Though it was not their intention, this period at Chichen Itza was to be the last field work in Yucatan for Alice and Augustus.  Perhaps sensing this, they continued their recording with a sense of urgency.  As they prepared to leave Chichen Itza, the Le Plongeons made notes on other bas-reliefs around the site.  At the north of the huge Ball Court stood a small temple with many reliefs.  Round stone columns supporting the front of its roof arch were covered with warriors and other designs.  Alice described the temple for Scientific American:

The back wall and sides of this box are covered with bas-reliefs that do great credit to the
dead and forgotten artists.  They represent human figures in various dresses and attitudes and
landscapes.  There is one face with Semitic features and full beard (1884a:7147)
They returned to the murals in the Upper Temple of the Jaguars to finish tracing them.  To their dismay, they found the murals damaged beyond repair with whole segments too defaced to interpret.  Apparently the damage was caused by the carelessness of a recent visitor, Louis Ayme, the American Consul in Merida.

Alice made little attempt to hide the identity of the perpetrator when her account of the discovery was published.

"To our grief, we at once saw that some one had tried to clean the wall by scratching off the dirt.
 In answer to our exclamations of disgust, some of the soldiers that escorted us in our expedition
said 'Oh, yes! that gentleman who came two years ago did it; he scraped it with a machete,
and said "Look at this ugly old woman." '
Alice's first thought was that Desire Charnay had done it.  "No", said the soldier, "it was M. ...., the Consul Americano, who accompanied M. Charnay."

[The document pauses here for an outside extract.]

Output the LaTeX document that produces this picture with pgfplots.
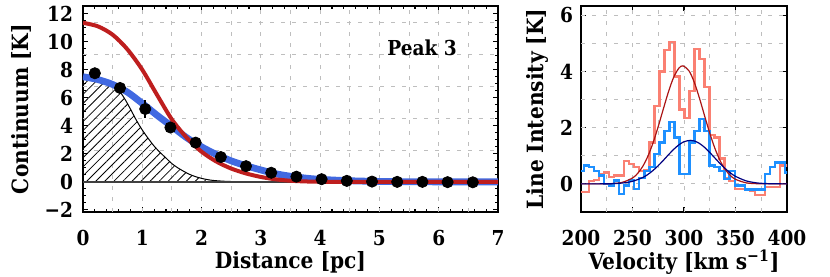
\documentclass[border=0pt]{standalone}
\usepackage{fontspec}
\setmainfont{DejaVu Serif Condensed}
\usepackage{pgfplots}
\pgfplotsset{compat=1.18}
\usetikzlibrary{patterns.meta}
\definecolor{bandblue}{RGB}{65,105,225}
\definecolor{bandred}{RGB}{190,30,30}
\definecolor{salmonh}{RGB}{250,128,114}
\definecolor{bluehist}{RGB}{30,144,255}
\definecolor{fitred}{RGB}{170,20,20}
\definecolor{fitnavy}{RGB}{0,0,128}
\definecolor{gridgray}{RGB}{190,190,190}
\pgfplotsset{
  common/.style={
    scale only axis, anchor=south west,
    tick align=inside,
    axis line style={line width=1.1pt},
    every tick/.style={black, line width=0.6pt},
    major tick length=2.5pt, minor tick length=1.3pt,
    /pgf/number format/assume math mode=true,
    xticklabel style={yshift=-5.5pt},
    label style={font=\fontsize{11.2}{12}\selectfont\bfseries},
    extra tick style={grid=major, major tick length=0pt},
    major grid style={gridgray, dash pattern=on 2.2pt off 3.3pt, line width=0.5pt},
  }
}
\begin{document}
\begin{tikzpicture}[font=\fontsize{10.3}{11}\selectfont\bfseries]
\useasboundingbox (0,0) rectangle (415pt,138.5pt);
% ---------------- left panel ----------------
\begin{axis}[common,
  at={(41.5pt,32.5pt)}, width=207.5pt, height=103pt,
  xmin=0, xmax=7, ymin=-2.15, ymax=12.55,
  xtick={0,1,...,7}, ytick={-2,0,2,4,6,8,10,12},
  yticklabels={−2,0,2,4,6,8,10,12},
  minor x tick num=4, minor y tick num=3,
  yticklabel style={xshift=-1.5pt},
  extra x ticks={0.5,1,...,6.5}, extra x tick labels={},
  extra y ticks={2.27,4.54,6.81,9.08,11.35}, extra y tick labels={},
  xlabel={Distance [pc]}, ylabel={Continuum [K]},
  xlabel style={at={(axis description cs:0.5,-0.243)}, anchor=center},
  ylabel style={at={(axis description cs:-0.1475,0.5)}, anchor=center},
]
% hatched component
\addplot[draw=none, pattern={Lines[angle=45,distance=3.2pt,line width=0.4pt]}] coordinates {
(0,0) (0,7.5) (0.1,7.4) (0.2,7.25) (0.3,7.1) (0.4,6.97) (0.5,6.85) (0.6,6.55) (0.7,5.95)
(0.8,5.2) (0.9,4.4) (1.0,3.7) (1.1,3.1) (1.2,2.55) (1.3,2.1) (1.4,1.7) (1.5,1.3)
(1.6,1.0) (1.7,0.75) (1.8,0.53) (1.9,0.37) (2.0,0.25) (2.1,0.16) (2.2,0.1) (2.4,0.04)
(2.6,0.015) (2.8,0.005) (3.0,0)};
\addplot[black, line width=0.5pt, smooth] coordinates {
(0,7.5) (0.1,7.4) (0.2,7.25) (0.3,7.1) (0.4,6.97) (0.5,6.85) (0.6,6.55) (0.7,5.95)
(0.8,5.2) (0.9,4.4) (1.0,3.7) (1.1,3.1) (1.2,2.55) (1.3,2.1) (1.4,1.7) (1.5,1.3)
(1.6,1.0) (1.7,0.75) (1.8,0.53) (1.9,0.37) (2.0,0.25) (2.1,0.16) (2.2,0.1) (2.4,0.04)
(2.6,0.015) (2.8,0.005) (3.0,0)};
% zero line
\addplot[black!75, line width=0.7pt] coordinates {(0,0) (7,0)};
% blue model
\addplot[bandblue, line width=3.4pt, smooth] coordinates {
(0,7.5) (0.25,7.3) (0.5,6.95) (0.75,6.4) (1.0,5.6) (1.25,4.75) (1.5,3.95) (1.75,3.15)
(2.0,2.5) (2.25,1.95) (2.5,1.5) (2.75,1.15) (3.0,0.85) (3.25,0.58) (3.5,0.4) (3.75,0.27)
(4.0,0.18) (4.5,0.08) (5.0,0.03) (5.5,0.01) (6.0,0) (7.0,0)};
% red model
\addplot[bandred, line width=2pt, smooth] coordinates {
(0,11.35) (0.25,11.1) (0.5,10.5) (0.75,9.45) (1.0,8.0) (1.25,6.2) (1.5,4.45) (1.75,3.15)
(2.0,2.15) (2.25,1.45) (2.5,0.95) (2.75,0.6) (3.0,0.35) (3.25,0.18) (3.5,0.08)
(3.75,0.03) (4.0,0.01) (4.5,0) (7.0,0)};
% data
\addplot[black, only marks, mark=*, mark size=2.8pt,
  error bars/.cd, y dir=both, y explicit, error bar style={line width=0.8pt}, error mark=none]
 coordinates {
(0.2,7.75) +- (0,0.3) (0.625,6.7) +- (0,0.3) (1.05,5.2) +- (0,0.65) (1.475,3.88) +- (0,0.3)
(1.9,2.8) +- (0,0.3) (2.325,1.77) +- (0,0.3) (2.75,1.12) +- (0,0.3) (3.175,0.65) +- (0,0.2)
(3.6,0.37) +- (0,0.2) (4.025,0.19) +- (0,0.2) (4.45,0.07) +- (0,0.2) (4.875,0.02) +- (0,0.2)
(5.3,0.0) +- (0,0.2) (5.725,0.0) +- (0,0.2) (6.15,-0.02) +- (0,0.2) (6.575,-0.03) +- (0,0.2)};
\node at (axis cs:5.72,9.6) {Peak 3};
\end{axis}
% ---------------- right panel ----------------
\begin{axis}[common,
  at={(290.5pt,32.5pt)}, width=103pt, height=103pt,
  xmin=200, xmax=400, ymin=-1, ymax=6.33,
  xtick={200,250,...,400}, ytick={0,2,4,6},
  yticklabel style={xshift=-0.5pt},
  extra x ticks={225,250,...,375}, extra x tick labels={},
  extra y ticks={0,1,...,6}, extra y tick labels={},
  xlabel={Velocity [km s\textsuperscript{−1}]}, ylabel={Line Intensity [K]},
  xlabel style={at={(axis description cs:0.5,-0.243)}, anchor=center},
  ylabel style={at={(axis description cs:-0.209,0.5)}, anchor=center},
]
\addplot[salmonh, line width=1.15pt, const plot] coordinates {
(198.2,-0.3) (203.07,-0.3) (207.94,0.1) (212.81,0.15) (217.68,0.35) (222.55,0.4)
(227.42,0.25) (232.29,0.3) (237.16,0.3) (242.03,0.82) (246.90,0.7) (251.77,0.6)
(256.64,0.45) (261.51,0.5) (266.38,1.47) (271.25,2.76) (276.12,4.0) (280.99,4.76)
(285.86,5.06) (290.73,3.82) (295.60,2.65) (300.47,2.35) (305.34,3.3) (310.21,4.8)
(315.08,4.45) (319.95,3.45) (324.82,1.75) (329.69,1.65) (334.56,0.9) (339.43,0.2)
(344.30,0.1) (349.17,-0.18) (354.04,-0.18) (358.91,-0.22) (363.78,-0.25) (368.65,-0.4)
(373.52,-0.4) (378.39,-0.12) (383.26,-0.12) (388.13,-0.12) (393.00,0.65) (397.87,0.65)
(402.74,0.65)};
\addplot[bluehist, line width=1.15pt, const plot] coordinates {
(198.2,0.45) (203.07,0.65) (207.94,0.6) (212.81,0.47) (217.68,0.3) (222.55,0.0)
(227.42,-0.06) (232.29,0.12) (237.16,-0.35) (242.03,-0.06) (246.90,0.15) (251.77,-0.18)
(256.64,0.2) (261.51,0.45) (266.38,0.6) (271.25,1.06) (276.12,1.47) (280.99,1.88)
(285.86,2.2) (290.73,1.65) (295.60,0.35) (300.47,0.35) (305.34,1.47) (310.21,1.88)
(315.08,2.3) (319.95,1.88) (324.82,0.65) (329.69,0.6) (334.56,0.47) (339.43,0.18)
(344.30,0.47) (349.17,-0.06) (354.04,-0.06) (358.91,-0.2) (363.78,-0.2) (368.65,-0.2)
(373.52,-0.2) (378.39,0.35) (383.26,0.6) (388.13,0.76) (393.00,0.76) (397.87,0.4)
(402.74,0.4)};
\addplot[fitred, line width=0.6pt, smooth] coordinates {
(200,0.0) (210,0.0002) (220,0.0017) (230,0.011) (240,0.054) (250,0.209) (255,0.373)
(260,0.627) (265,0.99) (270,1.468) (275,2.044) (280,2.675) (285,3.287) (290,3.796)
(295,4.116) (299,4.2) (305,4.015) (310,3.611) (315,3.05) (320,2.421) (325,1.804)
(330,1.264) (335,0.831) (340,0.514) (345,0.298) (350,0.163) (360,0.04) (370,0.008)
(380,0.001) (390,0.0) (400,0.0)};
\addplot[fitnavy, line width=0.6pt, smooth] coordinates {
(200,0.0) (210,0.0004) (220,0.0019) (230,0.0083) (240,0.03) (250,0.091) (260,0.228)
(265,0.338) (270,0.48) (275,0.649) (280,0.84) (285,1.04) (290,1.229) (295,1.389)
(300,1.5) (306,1.55) (310,1.528) (315,1.44) (320,1.298) (325,1.118) (330,0.92)
(335,0.724) (340,0.544) (345,0.391) (350,0.269) (360,0.111) (370,0.038) (380,0.011)
(390,0.003) (400,0.0)};
\end{axis}
\end{tikzpicture}
\end{document}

Alice and Augustus were soon to feel the repercussions of this bold revelation.   Ayme was a close friend of Stephen Salisbury, Jr., whom Augustus had just alienated with his stormy resignation from the American Antiquarian Society.  Salisbury had important political connections throughout the eastern United States, and even the temporary loss of his friendship was a severe blow to the Le Plongeons. While still in Yucatan, Le Plongeon may not have realized the extent of the damage he was bringing to own career as a Maya archaeologist by making examples of people like Ayme, as well as attacking Ayme in his letter of resignation.  Instead, while on-site and seeing first-hand the destruction that was occurring there, he and Alice felt obligated to expose, and, they hoped, stop the guilty parties.  After all, Yucatan was their life; the Maya, their family.